- Stored data
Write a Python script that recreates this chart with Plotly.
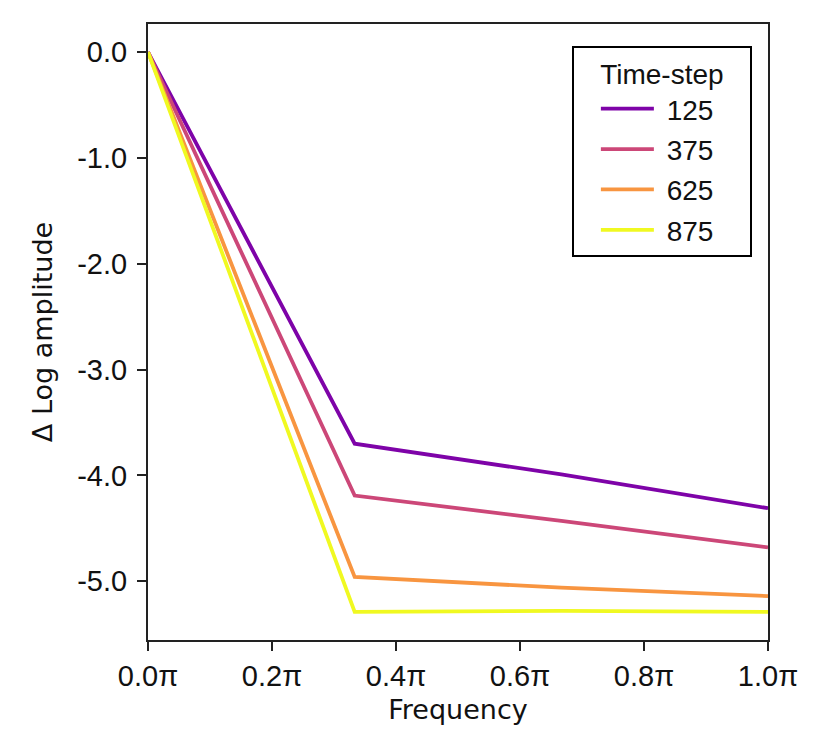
import plotly.graph_objects as go

# frequency in units of pi
freq = [0.0, 1 / 3, 2 / 3, 1.0]
timesteps = ["125", "375", "625", "875"]
amp_125 = [0.0, -3.70, -3.99, -4.31]
amp_375 = [0.0, -4.19, -4.43, -4.68]
amp_625 = [0.0, -4.96, -5.06, -5.14]
amp_875 = [0.0, -5.29, -5.28, -5.29]
x_ticks = [0.0, 0.2, 0.4, 0.6, 0.8, 1.0]
x_labels = ["0.0π", "0.2π", "0.4π", "0.6π", "0.8π", "1.0π"]
y_ticks = [0, -1, -2, -3, -4, -5]
y_labels = ["0.0", "-1.0", "-2.0", "-3.0", "-4.0", "-5.0"]

colors = ["#7e03a8", "#cc4778", "#f89540", "#f0f921"]
series = [amp_125, amp_375, amp_625, amp_875]

nb = "\u00a0"  # non-breaking spaces pad the legend entries like the original box

fig = go.Figure()
for name, vals, col in zip(timesteps, series, colors):
    fig.add_trace(go.Scatter(
        x=freq, y=vals, mode="lines",
        name=nb + name + nb * 4,
        legendgroup=name,
        line=dict(color=col, width=3.8),
    ))

axis_style = dict(
    showline=True, linecolor="#222", linewidth=2, mirror=True,
    ticks="outside", ticklen=9, tickwidth=2, tickcolor="#222",
    showgrid=False, zeroline=False,
    tickfont=dict(family="Liberation Sans, Arial", size=29, color="#111"),
)
title_font = dict(family="DejaVu Sans", size=27, color="#111")

fig.update_xaxes(
    range=[0, 1], tickvals=x_ticks, ticktext=x_labels,
    title=dict(text="Frequency", font=title_font, standoff=9),
    **axis_style
)
fig.update_yaxes(
    range=[-5.555, 0.265], tickvals=y_ticks, ticktext=y_labels,
    ticklabelstandoff=4,
    title=dict(text="Δ Log amplitude", font=title_font, standoff=17),
    **axis_style
)

fig.update_layout(
    width=830, height=750,
    margin=dict(l=140, r=70, t=16, b=118),
    plot_bgcolor="white", paper_bgcolor="white",
    font=dict(family="Liberation Sans, Arial, sans-serif", color="#111"),
    legend=dict(
        title=dict(text="Time-step", side="top center", font=dict(size=28)),
        x=0.974, y=0.965, xanchor="right", yanchor="top",
        bordercolor="black", borderwidth=2, bgcolor="white",
        font=dict(size=28), tracegroupgap=1,
        indentation=22, itemwidth=53,
    ),
)

fig.write_html("out.html")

- Work to do
Leave the pictures out and reproduce exactly the lines from the top of the listing above through the line with "import plotly.graph_objects as go".

- Response for this exercise
Write a Python script that recreates this chart with Plotly.
import plotly.graph_objects as go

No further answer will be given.